Direction —
Everything from the first line down to the line containing "plt.rcParams['font.family'] = ['Liberation" is to be retyped exactly, both ends included, with pictures left out.

Dataset rows —
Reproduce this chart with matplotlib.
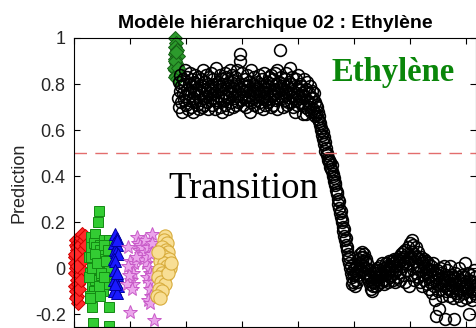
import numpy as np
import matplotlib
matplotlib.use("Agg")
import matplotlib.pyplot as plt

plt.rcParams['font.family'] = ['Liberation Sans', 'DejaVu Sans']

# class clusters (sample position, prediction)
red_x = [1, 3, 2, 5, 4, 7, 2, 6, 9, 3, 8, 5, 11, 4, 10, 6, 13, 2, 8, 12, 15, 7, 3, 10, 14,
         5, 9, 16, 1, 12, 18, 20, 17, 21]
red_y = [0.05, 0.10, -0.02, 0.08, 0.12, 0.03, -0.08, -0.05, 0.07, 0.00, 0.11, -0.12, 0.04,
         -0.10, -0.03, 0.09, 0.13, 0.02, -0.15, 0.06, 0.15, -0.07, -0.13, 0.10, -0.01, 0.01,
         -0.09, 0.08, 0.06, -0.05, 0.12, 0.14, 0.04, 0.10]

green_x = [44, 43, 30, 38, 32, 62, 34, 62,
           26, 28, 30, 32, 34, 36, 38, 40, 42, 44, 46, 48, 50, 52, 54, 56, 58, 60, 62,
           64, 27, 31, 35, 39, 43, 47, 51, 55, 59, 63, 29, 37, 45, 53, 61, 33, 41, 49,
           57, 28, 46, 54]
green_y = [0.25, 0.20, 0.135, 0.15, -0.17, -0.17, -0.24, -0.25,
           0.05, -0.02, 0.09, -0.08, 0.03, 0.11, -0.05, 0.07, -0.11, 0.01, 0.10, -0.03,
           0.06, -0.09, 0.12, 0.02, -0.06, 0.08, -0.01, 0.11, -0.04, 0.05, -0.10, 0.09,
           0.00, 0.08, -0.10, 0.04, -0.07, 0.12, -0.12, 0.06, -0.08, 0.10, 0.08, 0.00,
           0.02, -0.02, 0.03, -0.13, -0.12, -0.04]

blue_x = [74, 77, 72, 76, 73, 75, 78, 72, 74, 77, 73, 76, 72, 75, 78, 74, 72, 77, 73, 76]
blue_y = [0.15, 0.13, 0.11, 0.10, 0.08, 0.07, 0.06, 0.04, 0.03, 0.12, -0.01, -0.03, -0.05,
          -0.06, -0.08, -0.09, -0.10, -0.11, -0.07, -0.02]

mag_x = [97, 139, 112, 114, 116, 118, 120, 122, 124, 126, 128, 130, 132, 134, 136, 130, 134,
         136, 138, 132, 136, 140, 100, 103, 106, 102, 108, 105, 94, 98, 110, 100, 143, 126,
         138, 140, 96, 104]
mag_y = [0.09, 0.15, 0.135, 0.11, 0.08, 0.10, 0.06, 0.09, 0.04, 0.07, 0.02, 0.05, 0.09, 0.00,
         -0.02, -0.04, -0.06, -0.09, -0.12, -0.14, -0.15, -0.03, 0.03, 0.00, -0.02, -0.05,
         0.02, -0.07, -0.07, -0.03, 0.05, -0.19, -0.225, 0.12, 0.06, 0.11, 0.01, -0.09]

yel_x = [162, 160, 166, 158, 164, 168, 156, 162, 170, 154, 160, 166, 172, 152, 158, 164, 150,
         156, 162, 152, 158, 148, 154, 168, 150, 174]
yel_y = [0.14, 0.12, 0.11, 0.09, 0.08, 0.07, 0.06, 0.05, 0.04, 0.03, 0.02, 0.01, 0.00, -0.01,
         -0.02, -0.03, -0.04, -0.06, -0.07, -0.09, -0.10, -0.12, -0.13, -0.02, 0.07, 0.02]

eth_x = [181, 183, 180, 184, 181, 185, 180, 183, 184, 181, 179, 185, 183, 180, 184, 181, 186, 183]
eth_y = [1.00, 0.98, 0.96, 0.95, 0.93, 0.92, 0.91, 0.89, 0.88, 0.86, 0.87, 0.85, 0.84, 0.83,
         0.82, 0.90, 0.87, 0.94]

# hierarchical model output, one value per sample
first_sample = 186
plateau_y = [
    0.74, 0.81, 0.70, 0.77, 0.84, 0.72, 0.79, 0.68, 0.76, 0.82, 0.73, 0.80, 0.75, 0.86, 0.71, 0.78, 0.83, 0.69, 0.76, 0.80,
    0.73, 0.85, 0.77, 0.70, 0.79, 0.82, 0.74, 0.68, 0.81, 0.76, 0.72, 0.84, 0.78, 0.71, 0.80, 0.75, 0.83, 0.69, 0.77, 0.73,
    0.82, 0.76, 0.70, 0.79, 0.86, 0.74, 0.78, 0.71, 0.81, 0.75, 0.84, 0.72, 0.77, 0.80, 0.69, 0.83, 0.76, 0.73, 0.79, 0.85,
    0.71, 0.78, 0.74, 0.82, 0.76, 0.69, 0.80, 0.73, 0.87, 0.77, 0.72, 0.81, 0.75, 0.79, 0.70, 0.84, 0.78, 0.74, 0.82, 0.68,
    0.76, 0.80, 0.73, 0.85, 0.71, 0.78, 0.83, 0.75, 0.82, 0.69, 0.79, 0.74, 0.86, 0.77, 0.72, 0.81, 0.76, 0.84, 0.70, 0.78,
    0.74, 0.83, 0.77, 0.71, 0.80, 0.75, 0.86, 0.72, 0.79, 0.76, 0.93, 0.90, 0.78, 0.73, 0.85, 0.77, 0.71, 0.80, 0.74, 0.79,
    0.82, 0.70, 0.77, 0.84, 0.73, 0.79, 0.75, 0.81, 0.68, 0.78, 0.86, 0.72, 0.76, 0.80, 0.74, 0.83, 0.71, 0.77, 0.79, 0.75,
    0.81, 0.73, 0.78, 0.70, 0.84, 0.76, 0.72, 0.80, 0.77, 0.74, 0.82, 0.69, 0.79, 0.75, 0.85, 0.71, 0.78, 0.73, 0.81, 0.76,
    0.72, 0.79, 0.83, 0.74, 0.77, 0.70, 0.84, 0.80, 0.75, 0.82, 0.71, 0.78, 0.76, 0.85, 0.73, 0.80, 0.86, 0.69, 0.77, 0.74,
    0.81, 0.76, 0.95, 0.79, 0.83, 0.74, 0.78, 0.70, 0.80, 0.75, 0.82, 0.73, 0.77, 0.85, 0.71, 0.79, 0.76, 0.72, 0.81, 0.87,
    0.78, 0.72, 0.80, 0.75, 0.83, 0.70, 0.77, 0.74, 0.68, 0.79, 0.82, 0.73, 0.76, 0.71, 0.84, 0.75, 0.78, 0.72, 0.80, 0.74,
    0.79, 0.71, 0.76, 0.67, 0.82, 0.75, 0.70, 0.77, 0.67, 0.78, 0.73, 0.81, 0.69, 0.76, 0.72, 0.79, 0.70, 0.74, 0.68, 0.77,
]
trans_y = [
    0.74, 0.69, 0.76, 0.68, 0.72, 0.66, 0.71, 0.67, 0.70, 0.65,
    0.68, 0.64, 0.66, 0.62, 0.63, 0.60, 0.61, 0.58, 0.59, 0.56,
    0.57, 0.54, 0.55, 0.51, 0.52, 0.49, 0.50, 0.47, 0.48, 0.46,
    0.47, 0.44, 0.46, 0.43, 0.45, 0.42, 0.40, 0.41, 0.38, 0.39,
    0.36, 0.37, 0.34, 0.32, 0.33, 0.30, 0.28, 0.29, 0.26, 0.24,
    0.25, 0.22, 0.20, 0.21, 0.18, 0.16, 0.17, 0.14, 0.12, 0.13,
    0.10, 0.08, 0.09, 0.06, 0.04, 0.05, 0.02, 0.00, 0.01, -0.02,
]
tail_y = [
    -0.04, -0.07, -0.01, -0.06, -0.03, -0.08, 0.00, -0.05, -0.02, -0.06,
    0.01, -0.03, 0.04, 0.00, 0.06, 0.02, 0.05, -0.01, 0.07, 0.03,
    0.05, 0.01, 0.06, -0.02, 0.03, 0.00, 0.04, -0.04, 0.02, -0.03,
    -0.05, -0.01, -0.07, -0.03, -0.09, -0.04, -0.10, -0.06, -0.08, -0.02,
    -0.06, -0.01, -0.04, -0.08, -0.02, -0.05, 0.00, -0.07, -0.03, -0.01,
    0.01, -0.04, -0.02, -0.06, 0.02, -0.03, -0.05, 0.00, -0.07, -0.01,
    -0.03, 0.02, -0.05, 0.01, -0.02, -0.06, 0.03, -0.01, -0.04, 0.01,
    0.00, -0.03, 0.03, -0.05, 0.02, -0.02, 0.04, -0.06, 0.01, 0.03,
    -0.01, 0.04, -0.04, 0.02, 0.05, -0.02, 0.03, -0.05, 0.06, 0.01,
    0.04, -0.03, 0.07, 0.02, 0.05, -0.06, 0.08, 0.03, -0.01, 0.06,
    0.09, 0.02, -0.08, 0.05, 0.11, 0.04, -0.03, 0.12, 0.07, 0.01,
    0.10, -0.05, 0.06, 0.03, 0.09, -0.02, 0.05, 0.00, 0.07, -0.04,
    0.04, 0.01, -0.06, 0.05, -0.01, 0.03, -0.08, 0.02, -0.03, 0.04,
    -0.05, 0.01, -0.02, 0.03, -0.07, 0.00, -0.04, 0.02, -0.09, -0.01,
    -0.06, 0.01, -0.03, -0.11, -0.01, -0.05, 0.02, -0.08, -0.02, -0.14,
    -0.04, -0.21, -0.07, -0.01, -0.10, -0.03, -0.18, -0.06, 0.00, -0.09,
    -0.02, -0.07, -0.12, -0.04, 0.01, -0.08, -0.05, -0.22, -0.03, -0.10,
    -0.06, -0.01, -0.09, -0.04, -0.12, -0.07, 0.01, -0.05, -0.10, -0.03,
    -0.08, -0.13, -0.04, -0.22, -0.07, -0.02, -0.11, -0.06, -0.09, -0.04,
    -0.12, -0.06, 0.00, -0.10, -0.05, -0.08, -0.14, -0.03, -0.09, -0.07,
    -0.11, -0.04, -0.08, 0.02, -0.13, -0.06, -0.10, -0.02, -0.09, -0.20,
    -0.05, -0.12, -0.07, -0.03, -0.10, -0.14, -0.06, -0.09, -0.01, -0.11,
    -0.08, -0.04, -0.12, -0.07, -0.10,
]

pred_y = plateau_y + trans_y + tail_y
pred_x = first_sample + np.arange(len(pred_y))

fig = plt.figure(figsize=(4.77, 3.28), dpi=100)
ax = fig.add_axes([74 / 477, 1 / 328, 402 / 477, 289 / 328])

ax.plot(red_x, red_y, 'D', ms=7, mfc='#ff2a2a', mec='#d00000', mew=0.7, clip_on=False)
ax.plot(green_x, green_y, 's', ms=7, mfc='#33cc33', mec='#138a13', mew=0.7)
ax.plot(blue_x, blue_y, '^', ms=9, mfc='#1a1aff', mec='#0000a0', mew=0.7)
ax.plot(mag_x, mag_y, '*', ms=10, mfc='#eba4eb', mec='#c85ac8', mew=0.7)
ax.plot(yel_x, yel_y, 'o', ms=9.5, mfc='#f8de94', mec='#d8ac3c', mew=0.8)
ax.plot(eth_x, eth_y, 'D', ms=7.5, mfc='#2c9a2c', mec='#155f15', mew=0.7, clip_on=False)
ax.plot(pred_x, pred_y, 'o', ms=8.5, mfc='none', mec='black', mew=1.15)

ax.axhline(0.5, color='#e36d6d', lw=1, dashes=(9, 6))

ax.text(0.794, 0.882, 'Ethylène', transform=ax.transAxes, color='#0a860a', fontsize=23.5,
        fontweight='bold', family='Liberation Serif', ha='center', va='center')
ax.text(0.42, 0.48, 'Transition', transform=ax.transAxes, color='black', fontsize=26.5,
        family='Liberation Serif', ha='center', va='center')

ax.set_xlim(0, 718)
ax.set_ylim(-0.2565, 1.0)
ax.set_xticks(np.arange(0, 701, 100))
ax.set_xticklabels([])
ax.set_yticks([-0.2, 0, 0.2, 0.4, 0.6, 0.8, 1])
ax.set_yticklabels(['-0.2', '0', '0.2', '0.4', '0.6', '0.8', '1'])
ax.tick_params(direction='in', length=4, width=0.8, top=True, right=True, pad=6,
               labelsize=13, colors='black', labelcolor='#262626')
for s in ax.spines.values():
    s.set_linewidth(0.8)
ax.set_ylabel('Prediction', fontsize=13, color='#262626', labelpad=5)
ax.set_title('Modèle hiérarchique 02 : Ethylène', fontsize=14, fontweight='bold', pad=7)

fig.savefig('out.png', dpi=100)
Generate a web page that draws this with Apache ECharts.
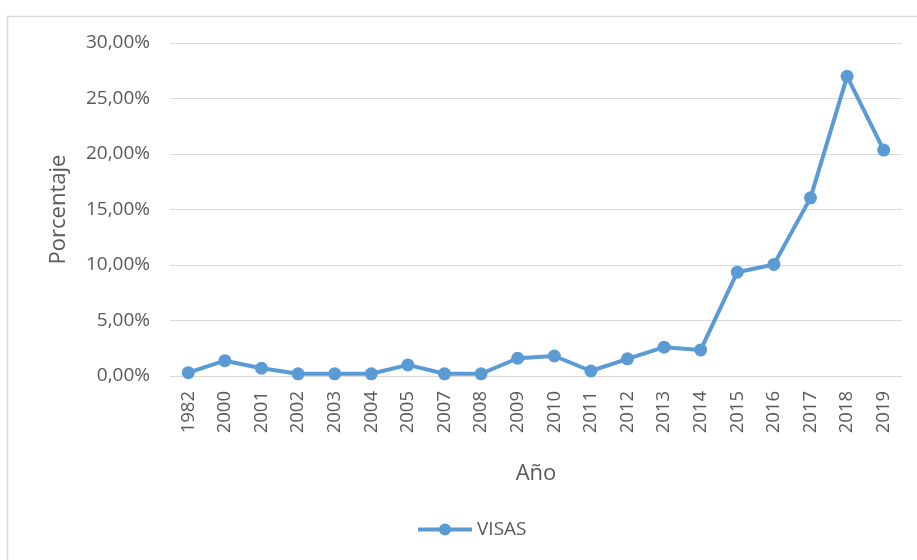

Task solution —
Reproduce this chart with matplotlib.
import numpy as np
import matplotlib
matplotlib.use("Agg")
import matplotlib.pyplot as plt

plt.rcParams['font.family'] = ['Liberation Sans', 'DejaVu Sans']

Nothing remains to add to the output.